Manifestor Grief Strategy: Informing Others Through Loss Transitions
Loss arrives without permission. A relationship ends. Someone dies. A chapter closes. The ground you built on shifts, and suddenly the people around you are watching, waiting, trying to figure out what you need.
For a Manifestor, this moment is where strategy becomes survival.
The Manifestor Design and the Nature of Loss
Manifestors are here to initiate. Their aura is closed and repelling, which means they move through life in a way that naturally creates impact on others without trying to. They are not designed to wait for permission, and they are not designed to be moved by the will of the group. This is true in work, in love, and especially in grief.
When loss enters a Manifestor's life, there is often an internal contradiction. The Manifestor knows, almost immediately, the direction they need to move. They feel the impulse to do something — to leave, to change, to begin again. But the people around them may not understand the speed or shape of that movement. They want to hold, to comfort, to keep things the way they were.

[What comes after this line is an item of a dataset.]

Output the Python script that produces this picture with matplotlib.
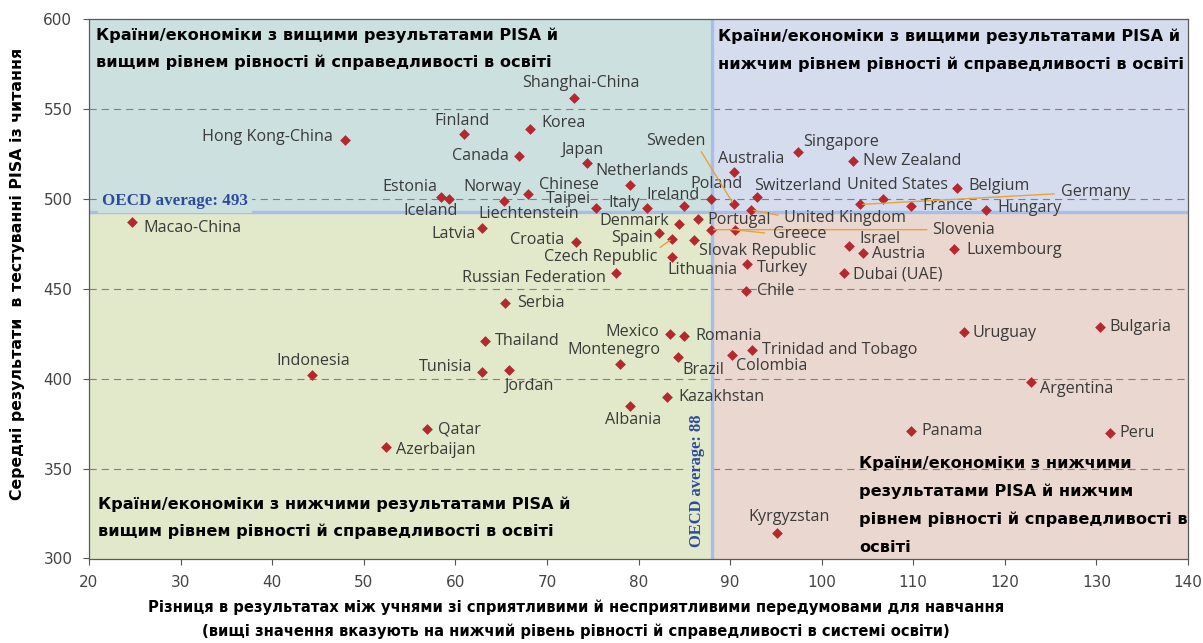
import matplotlib
matplotlib.use("Agg")
import matplotlib.pyplot as plt
from matplotlib.patches import Rectangle
import numpy as np

# ---------------- data ----------------
countries = ["Shanghai-China", "Korea", "Finland", "Hong Kong-China", "Singapore", "Canada",
             "New Zealand", "Japan", "Australia", "Netherlands", "Belgium", "Norway", "Estonia",
             "Switzerland", "Poland", "Iceland", "United States", "Liechtenstein", "Sweden",
             "Germany", "Ireland", "France", "Chinese Taipei", "Denmark", "United Kingdom",
             "Hungary", "Portugal", "Macao-China", "Italy", "Latvia", "Slovenia", "Greece",
             "Spain", "Czech Republic", "Slovak Republic", "Croatia", "Israel", "Luxembourg",
             "Austria", "Lithuania", "Turkey", "Dubai (UAE)", "Russian Federation", "Chile",
             "Serbia", "Bulgaria", "Uruguay", "Mexico", "Romania", "Thailand",
             "Trinidad and Tobago", "Colombia", "Brazil", "Montenegro", "Jordan", "Tunisia",
             "Indonesia", "Argentina", "Kazakhstan", "Albania", "Qatar", "Panama", "Peru",
             "Azerbaijan", "Kyrgyzstan"]

score_gap = [73.0, 68.2, 61.0, 47.9, 97.4, 67.0,
             103.4, 74.4, 90.4, 79.1, 114.8, 67.9, 58.4,
             92.9, 87.9, 59.3, 106.7, 65.3, 90.4,
             104.2, 85.0, 109.8, 75.4, 84.4, 92.3,
             117.9, 86.5, 24.7, 80.9, 62.9, 87.9, 90.5,
             82.2, 83.7, 86.1, 73.2, 103.0, 114.5,
             104.5, 83.7, 91.9, 102.4, 77.5, 91.7,
             65.4, 130.4, 115.5, 83.4, 85.0, 63.2,
             92.4, 90.2, 84.3, 78.0, 65.9, 62.9,
             44.4, 122.9, 83.1, 79.1, 56.9, 109.7, 131.5,
             52.4, 95.1]

reading = [556, 539, 536, 533, 526, 524,
           521, 520, 515, 508, 506, 503, 501,
           501, 500, 500, 500, 499, 497,
           497, 496, 496, 495, 486, 494,
           494, 489, 487, 495, 484, 483, 483,
           481, 478, 477, 476, 474, 472,
           470, 468, 464, 459, 459, 449,
           442, 429, 426, 425, 424, 421,
           416, 413, 412, 408, 405, 404,
           402, 398, 390, 385, 372, 371, 370,
           362, 314]

oecd_gap = 88
oecd_reading = 493
x_ticks = list(range(20, 141, 10))
y_ticks = list(range(300, 601, 50))
grid_levels = [350, 400, 450, 500, 550]

title_tl = ["Країни/економіки з вищими результатами PISA й",
            "вищим рівнем рівності й справедливості в освіті"]
title_tr = ["Країни/економіки з вищими результатами PISA й",
            "нижчим рівнем рівності й справедливості в освіті"]
title_bl = ["Країни/економіки з нижчими результатами PISA й",
            "вищим рівнем рівності й справедливості в освіті"]
title_br = ["Країни/економіки з нижчими",
            "результатами PISA й нижчим",
            "рівнем рівності й справедливості в",
            "освіті"]
y_label = "Середні результати  в тестуванні PISA із читання"
x_label_1 = "Різниця в результатах між учнями зі сприятливими й несприятливими передумовами для навчання"
x_label_2 = "(вищі значення вказують на нижчий рівень рівності й справедливості в системі освіти)"
oecd_h_text = "OECD average: 493"
oecd_v_text = "OECD average: 88"

# ---------------- style ----------------
W, H, DPI = 1203, 643, 100
C_TL, C_TR, C_BL, C_BR = "#CDE0E0", "#D5DCEE", "#E2E8CA", "#E9D7D0"
C_SEP = "#A8BEE8"
C_MARK = "#B4282E"
C_LEAD = "#E9A23B"
C_LAB = "#3A3A3A"
C_OECD = "#2D4B9B"
LABEL_FONT = "Open Sans"
BOLD_FONT = "DejaVu Sans"

# label placement: offset (pixels right, pixels up) from marker, horizontal alignment
label_pos = {
    "Shanghai-China": (6, 15, "center"), "Korea": (10.5, 6, "left"),
    "Finland": (-2, 13, "center"), "Hong Kong-China": (-12, 3, "right"),
    "Singapore": (5, 10, "left"), "Canada": (-11, 0, "right"),
    "New Zealand": (10, 0, "left"), "Japan": (-5, 13, "center"),
    "Australia": (17, 13, "center"), "Netherlands": (12, 14, "center"),
    "Belgium": (11, 2, "left"), "Norway": (-6, 6.6, "right"),
    "Estonia": (-3, 10, "right"), "Switzerland": (-2.7, 11.4, "left"),
    "Poland": (6, 14.7, "center"), "Iceland": (-18, -12.4, "center"),
    "United States": (14, 14, "center"), "Liechtenstein": (25, -13, "center"),
    "Sweden": (-58, 63.6, "center"), "Germany": (201, 12.6, "left"),
    "Ireland": (-11, 11, "center"), "France": (10.7, 0, "left"),
    "Chinese Taipei": (-27.5, 15.8, "center"), "Denmark": (-10, 3.6, "right"),
    "United Kingdom": (32.5, -8, "left"), "Hungary": (11.7, 1.7, "left"),
    "Portugal": (9, -0.7, "left"), "Macao-China": (11.7, -6, "left"),
    "Italy": (-7, 5, "right"), "Latvia": (-6, -5.7, "right"),
    "Slovenia": (221.7, 0, "left"), "Greece": (38.3, -4.3, "left"),
    "Spain": (-5.5, -4.4, "right"), "Czech Republic": (-15, -18.7, "right"),
    "Slovak Republic": (4.3, -10.7, "left"), "Croatia": (-11.5, 2.6, "right"),
    "Israel": (10.7, 6.4, "left"), "Luxembourg": (11.7, -0.7, "left"),
    "Austria": (9, -0.7, "left"), "Lithuania": (30, -13.3, "center"),
    "Turkey": (9.4, -4.3, "left"), "Dubai (UAE)": (9.3, -1.7, "left"),
    "Russian Federation": (-9.5, -5, "right"), "Chile": (11.3, 0, "left"),
    "Serbia": (12.2, 0, "left"), "Bulgaria": (9.3, -0.6, "left"),
    "Uruguay": (9.3, -0.6, "left"), "Mexico": (-10.6, 1.6, "right"),
    "Romania": (10.7, 0, "left"), "Thailand": (9.8, 0, "left"),
    "Trinidad and Tobago": (10, 0, "left"), "Colombia": (3.7, -11, "left"),
    "Brazil": (4.3, -12.3, "left"), "Montenegro": (-6.2, 14, "center"),
    "Jordan": (-4.7, -16, "left"), "Tunisia": (-9.4, 4.3, "right"),
    "Indonesia": (1.2, 14, "center"), "Argentina": (8.3, -7, "left"),
    "Kazakhstan": (11.7, 0, "left"), "Albania": (3, -14, "center"),
    "Qatar": (11.4, 0, "left"), "Panama": (11, 0, "left"), "Peru": (9.3, 0, "left"),
    "Azerbaijan": (10.6, -2.7, "left"), "Kyrgyzstan": (12.3, 16, "center"),
}
label_text = {"Chinese Taipei": "Chinese\nTaipei"}
# leader lines: relpos on the label box, shrink at label end (points)
leaders = {
    "Sweden": ((0.9, 0.0), 0), "Germany": ((0.0, 0.4), 3),
    "United Kingdom": ((0.0, 0.6), 2), "Slovenia": ((0.0, 0.5), 2),
    "Greece": ((0.0, 0.5), 4), "Czech Republic": ((1.0, 1.0), 0),
}

# ---------------- figure ----------------
fig = plt.figure(figsize=(W / DPI, H / DPI), dpi=DPI)
fig.patch.set_facecolor("white")
ax_l, ax_r, ax_t, ax_b = 89, 1188, 19.4, 558.5
ax = fig.add_axes([ax_l / W, 1 - ax_b / H, (ax_r - ax_l) / W, (ax_b - ax_t) / H])
x0, x1 = x_ticks[0], x_ticks[-1]
y0, y1 = y_ticks[0], y_ticks[-1]
ax.set_xlim(x0, x1)
ax.set_ylim(y0, y1)
renderer = fig.canvas.get_renderer()

# quadrant backgrounds
for (xa, xb, ya, yb, c) in [(x0, oecd_gap, oecd_reading, y1, C_TL),
                            (oecd_gap, x1, oecd_reading, y1, C_TR),
                            (x0, oecd_gap, y0, oecd_reading, C_BL),
                            (oecd_gap, x1, y0, oecd_reading, C_BR)]:
    ax.add_patch(Rectangle((xa, ya), xb - xa, yb - ya, facecolor=c, edgecolor="none", zorder=0))

for lv in grid_levels:
    ax.axhline(lv, color="#808080", lw=0.8, dashes=(6.5, 4.5), zorder=1)

ax.axhline(oecd_reading, color=C_SEP, lw=2.4, zorder=2)
ax.axvline(oecd_gap, color=C_SEP, lw=2.4, zorder=2)

ax.scatter(score_gap, reading, marker="D", s=30, color=C_MARK, linewidths=0, zorder=6)


def mean_fit(samples, family, weight="normal"):
    ratios = []
    for s, w in samples.items():
        t = fig.text(0, 0, s, fontsize=10, family=family, fontweight=weight)
        ratios.append(w / t.get_window_extent(renderer).width)
        t.remove()
    return 10 * float(np.mean(ratios))


# label font size fitted to the reference widths
label_fs = mean_fit({"Hong Kong-China": 133, "Russian Federation": 140,
                     "Trinidad and Tobago": 155, "Liechtenstein": 99,
                     "Slovak Republic": 118, "United Kingdom": 123}, LABEL_FONT)

for name, gx, ry in zip(countries, score_gap, reading):
    dx, dy, ha = label_pos[name]
    kw = {}
    if name in leaders:
        rp, sa = leaders[name]
        kw["arrowprops"] = dict(arrowstyle="-", color=C_LEAD, lw=1.0, shrinkA=sa,
                                shrinkB=2, relpos=rp)
    ax.annotate(label_text.get(name, name), xy=(gx, ry), xytext=(dx, dy),
                textcoords="offset pixels", ha=ha, va="center", fontsize=label_fs,
                family=LABEL_FONT, color=C_LAB, linespacing=0.8, zorder=7, **kw)


def fit(t, target, vertical=False):
    bb = t.get_window_extent(renderer)
    cur = bb.height if vertical else bb.width
    t.set_fontsize(t.get_fontsize() * target / cur)


# OECD average labels
th = ax.text(21.4, 499, oecd_h_text, ha="left", va="center", family="Liberation Serif",
             fontweight="bold", color=C_OECD, fontsize=11, zorder=3)
fit(th, 145)
th.set_bbox(dict(boxstyle="square,pad=0.25", facecolor=C_TL, edgecolor="none"))
tv = ax.text(86.4, 343, oecd_v_text, ha="center", va="center", rotation=90,
             family="Liberation Serif", fontweight="bold", color=C_OECD, fontsize=11, zorder=3)
fit(tv, 133, vertical=True)
tv.set_bbox(dict(boxstyle="square,pad=0.15", facecolor=C_BL, edgecolor="none"))

# quadrant titles, size fitted to several reference line widths
title_fs = mean_fit({title_tl[0]: 462, title_tl[1]: 449, title_tr[1]: 455,
                     title_bl[0]: 471, title_br[2]: 322, title_br[0]: 277},
                    BOLD_FONT, "bold")


def put_lines(lines, left_px, ys_px):
    for s, yp in zip(lines, ys_px):
        fig.text(left_px / W, 1 - yp / H, s, ha="left", va="center", fontsize=title_fs,
                 family=BOLD_FONT, fontweight="bold", color="black", zorder=8)


put_lines(title_tl, 96, [35, 62.7])
put_lines(title_tr, 718, [36.5, 64.5])
put_lines(title_bl, 98, [504, 531.7])
put_lines(title_br, 859, [463.3, 491.7, 519.3, 547.3])

# axis labels
yl = fig.text(18 / W, 1 - 274 / H, y_label, rotation=90, ha="center", va="center",
              fontsize=12, family=BOLD_FONT, fontweight="bold", color="black")
fit(yl, 448, vertical=True)
xl1 = fig.text(576 / W, 1 - 607 / H, x_label_1, ha="center", va="center", fontsize=12,
               family=BOLD_FONT, fontweight="bold", color="black")
fit(xl1, 850)
fig.text(576 / W, 1 - 631 / H, x_label_2, ha="center", va="center",
         fontsize=xl1.get_fontsize(), family=BOLD_FONT, fontweight="bold", color="black")

# axes cosmetics
ax.set_xticks(x_ticks)
ax.set_yticks(y_ticks)
ax.tick_params(direction="out", length=4, width=0.8, color="#555555", pad=8,
               labelsize=11, labelcolor="#444444")
for sp in ax.spines.values():
    sp.set_color("#5A5A5A")
    sp.set_linewidth(0.9)
    sp.set_zorder(9)

fig.savefig("out.png", dpi=DPI)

Without strategy, the Manifestor tries to comply. They stay when they want to go. They soften what they know to be true. And slowly, the anger builds.
What "Informing" Actually Looks Like in Grief
Informing is not asking permission. It is not over-explaining your emotional state. It is not a long conversation designed to bring others into your inner world.
Informing is clean, brief, and factual. It is a Manifestor telling the people who need to know what is happening, what has changed, and what is coming next. It can sound like:
- "I'm moving out by the end of the month."
- "I'm not coming back to the family business."
- "I need a few weeks without visitors. I'll reach out when I'm ready."
- "He died. I'm okay. I'll tell you when I want to talk about it."
This kind of communication is not cold. It is not unkind. It is the natural expression of a closed aura. The Manifestor is not withholding — they are simply not designed to broadcast their process. When they inform, they are giving the people around them the gift of knowing where they stand.
The Authority Layer Matters
Strategy is the what. Authority is the how. And in grief, how a Manifestor moves is everything.
A Splenic Manifestor will have an intuitive knowing about what to do, often within the first few breaths of a loss. They will know who to call, what to release, when to act. Their informing is immediate and instinctual.
A Sacral Manifestor will have a visceral response — a yes or no in the body. They need to wait for that response before they inform anyone of their next move. This can look like stillness in a moment everyone else expects action.
An Ego Manifestor will process through willpower and material reality. They may need to do something with their hands — build, move, organize. Their informing comes once they have made something tangible.
A Self-Projected Manifestor will talk it out. They will inform by speaking, by hearing their own voice declare what is next.
And then there is the Emotional Manifestor — about one in ten Manifestors. They ride the wave. They cannot trust the clarity of the first feeling. They must wait through the high and the low before they inform. And what they inform will be true, because they rode the wave all the way to the other side.
The Not-Self Trap of Withholding
When a Manifestor fails to inform, the closed aura does not go quiet. It pushes against the people nearby, and they push back. This is the source of the bitter, angry Manifestor archetype that the not-self theme warns about.
Grief unprocessed through strategy becomes resentment. The Manifestor begins to feel controlled, misunderstood, attacked. They start to withhold information as a form of protection, but it only deepens the conflict. People who were not told what was happening now feel betrayed, and the Manifestor feels surrounded by people who do not see them.
The spiral is real. And it is unnecessary.
Peace on the Other Side of Information
The peace that comes from informing is the Manifestor's signature. It feels like clean air. It feels like moving in the direction of the new without dragging the old behind you.
When a Manifestor informs, the people in their life do not always understand, but they are no longer in the dark. They can give space. They can stop trying to fix. They can allow the Manifestor to do what Manifestors are designed to do — initiate the next thing.
And in grief, the next thing is not betrayal of the loss. It is the first movement of the new life that loss has made necessary.
Informing the New You
Loss changes a Manifestor. The closed aura closes around a different shape now. The new way of being needs to be spoken, or the people who knew you before will keep trying to interact with someone who no longer exists.
This is the part most Manifestors miss. They inform about the practical — the move, the breakup, the funeral arrangements. But they forget to inform about themselves. Who they are now. What they need now. What is finished.
Saying it out loud — even once, even briefly — is what allows the new life to actually root. Without that informing, the old identity keeps getting projected onto you, and the Manifestor ends up performing a version of themselves that no longer fits.
The Strategy Is the Healing
Informing is not a small thing. For a Manifestor in grief, it is the mechanism through which the aura stops pushing and starts flowing. It is how the peace returns. It is how the people who love you learn to love the person you are becoming.
Strategy is not a limitation. It is the path back to yourself.